§ What to produce
Return, without pictures, the lines from the start of the data through the one that contains "const TICKS = [50, 100, 150, 200, 250, 300];".

§ Available data
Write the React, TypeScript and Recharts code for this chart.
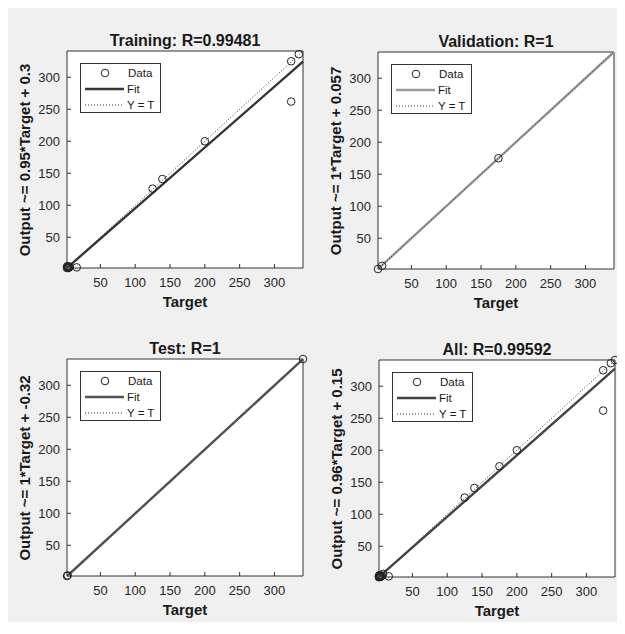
import React from "react";
import { ScatterChart, Scatter, XAxis, YAxis, CartesianGrid } from "recharts";

const AXIS_DOMAIN: [number, number] = [2, 341];
const TICKS = [50, 100, 150, 200, 250, 300];

const trainingPoints = [
  { x: 2, y: 2 },
  { x: 3, y: 3 },
  { x: 4, y: 2 },
  { x: 2, y: 4 },
  { x: 5, y: 3 },
  { x: 3, y: 5 },
  { x: 6, y: 4 },
  { x: 16, y: 3 },
  { x: 125, y: 126 },
  { x: 139, y: 141 },
  { x: 200, y: 200 },
  { x: 324, y: 325 },
  { x: 335, y: 336 },
  { x: 324, y: 262 },
];
const validationPoints = [
  { x: 2, y: 2 },
  { x: 8, y: 7 },
  { x: 175, y: 175 },
];
const testPoints = [
  { x: 2, y: 2 },
  { x: 3, y: 3 },
  { x: 341, y: 341 },
];
const allPoints = [...trainingPoints, ...validationPoints, ...testPoints];

const trainingFit = [
  { x: 2, y: 2.2 },
  { x: 341, y: 324.3 },
];
const validationFit = [
  { x: 2, y: 2.1 },
  { x: 341, y: 341 },
];
const testFit = [
  { x: 2.3, y: 2 },
  { x: 341, y: 340.7 },
];
const allFit = [
  { x: 2, y: 2.1 },
  { x: 341, y: 327.5 },
];
const identityLine = [
  { x: 2, y: 2 },
  { x: 341, y: 341 },
];

const AXIS_COLOR = "#333";
const TEXT_COLOR = "#1a1a1a";
const FONT = "'Liberation Sans', Arial, sans-serif";

const noShape = () => <g />;
const circleShape = (props: any) => (
  <circle cx={props.cx} cy={props.cy} r={3.8} fill="none" stroke="#222" strokeWidth={1} />
);
const emptyTick = () => <g />;

const PW = 236;
const PH = 217;

interface PanelProps {
  left: number;
  top: number;
  title: string;
  yLabel: string;
  points: { x: number; y: number }[];
  fit: { x: number; y: number }[];
  fitColor: string;
}

function Panel({ left, top, title, yLabel, points, fit, fitColor }: PanelProps) {
  return (
    <>
      <div style={{ position: "absolute", left: left - 59, top: top - 43 }}>
        <ScatterChart width={310} height={300} margin={{ top: 38, right: 10, bottom: 10, left: 14 }}>
          <CartesianGrid fill="#fff" fillOpacity={1} stroke="none" />
          <XAxis
            type="number"
            dataKey="x"
            domain={AXIS_DOMAIN}
            ticks={TICKS}
            height={30}
            tickSize={-4}
            tickMargin={14}
            stroke={AXIS_COLOR}
            tick={{ fill: "#262626", fontSize: 13 }}
          />
          <XAxis
            xAxisId="top"
            orientation="top"
            type="number"
            dataKey="x"
            domain={AXIS_DOMAIN}
            ticks={TICKS}
            height={5}
            tickSize={-4}
            stroke={AXIS_COLOR}
            tick={emptyTick}
          />
          <YAxis
            type="number"
            dataKey="y"
            domain={AXIS_DOMAIN}
            ticks={TICKS}
            width={45}
            tickSize={-4}
            tickMargin={11}
            stroke={AXIS_COLOR}
            tick={{ fill: "#262626", fontSize: 13 }}
          />
          <YAxis
            yAxisId="right"
            orientation="right"
            type="number"
            dataKey="y"
            domain={AXIS_DOMAIN}
            ticks={TICKS}
            width={5}
            tickSize={-4}
            stroke={AXIS_COLOR}
            tick={emptyTick}
          />
          <Scatter
            data={fit}
            line={{ stroke: fitColor, strokeWidth: 2.4 }}
            shape={noShape}
            isAnimationActive={false}
          />
          <Scatter
            data={identityLine}
            line={{ stroke: "#333", strokeWidth: 1, strokeDasharray: "1 2" }}
            shape={noShape}
            isAnimationActive={false}
          />
          <Scatter data={points} shape={circleShape} isAnimationActive={false} />
        </ScatterChart>
      </div>

      <div
        style={{
          position: "absolute",
          left: left,
          width: PW,
          top: top - 19,
          height: 18,
          lineHeight: "18px",
          textAlign: "center",
          fontWeight: "bold",
          fontSize: 16,
          color: TEXT_COLOR,
          whiteSpace: "nowrap",
        }}
      >
        {title}
      </div>
      <div
        style={{
          position: "absolute",
          left: left,
          width: PW,
          top: top + PH + 25,
          height: 18,
          lineHeight: "18px",
          textAlign: "center",
          fontWeight: "bold",
          fontSize: 15,
          color: TEXT_COLOR,
        }}
      >
        Target
      </div>
      <div
        style={{
          position: "absolute",
          left: left - 42 - 120,
          top: top + PH / 2 - 9,
          width: 240,
          height: 18,
          lineHeight: "18px",
          textAlign: "center",
          fontWeight: "bold",
          fontSize: 15,
          color: TEXT_COLOR,
          whiteSpace: "nowrap",
          transform: "rotate(-90deg)",
        }}
      >
        {yLabel}
      </div>

      <div
        style={{
          position: "absolute",
          left: left + 13,
          top: top + 12,
          width: 81,
          height: 50,
          boxSizing: "border-box",
          border: `1px solid ${AXIS_COLOR}`,
          background: "#fff",
        }}
      >
        <svg width={79} height={48} style={{ display: "block" }}>
          <circle cx={24} cy={9} r={3.8} fill="none" stroke="#222" strokeWidth={1} />
          <line x1={4} x2={43} y1={25} y2={25} stroke={fitColor} strokeWidth={2.4} />
          <line x1={4} x2={43} y1={41} y2={41} stroke="#333" strokeWidth={1} strokeDasharray="1 2" />
          <g fontSize={11.5} fill={TEXT_COLOR}>
            <text x={47} y={9} dominantBaseline="central">Data</text>
            <text x={46} y={25} dominantBaseline="central">Fit</text>
            <text x={46} y={40.5} dominantBaseline="central">Y = T</text>
          </g>
        </svg>
      </div>
    </>
  );
}

export default function App() {
  return (
    <div
      style={{
        position: "relative",
        width: 617,
        height: 626,
        fontFamily: FONT,
      }}
    >
      <div
        style={{
          position: "absolute",
          left: -1,
          top: -1,
          width: 612,
          height: 615,
          background: "#f0f0f0",
        }}
      />
      <Panel
        left={59}
        top={43}
        title="Training: R=0.99481"
        yLabel="Output ~= 0.95*Target + 0.3"
        points={trainingPoints}
        fit={trainingFit}
        fitColor="#353535"
      />
      <Panel
        left={370}
        top={44}
        title="Validation: R=1"
        yLabel="Output ~= 1*Target + 0.057"
        points={validationPoints}
        fit={validationFit}
        fitColor="#9a9a9a"
      />
      <Panel
        left={59}
        top={351}
        title="Test: R=1"
        yLabel="Output ~= 1*Target + -0.32"
        points={testPoints}
        fit={testFit}
        fitColor="#555"
      />
      <Panel
        left={371}
        top={352}
        title="All: R=0.99592"
        yLabel="Output ~= 0.96*Target + 0.15"
        points={allPoints}
        fit={allFit}
        fitColor="#444"
      />
    </div>
  );
}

§ Final result
Write the React, TypeScript and Recharts code for this chart.
import React from "react";
import { ScatterChart, Scatter, XAxis, YAxis, CartesianGrid } from "recharts";

const AXIS_DOMAIN: [number, number] = [2, 341];
const TICKS = [50, 100, 150, 200, 250, 300];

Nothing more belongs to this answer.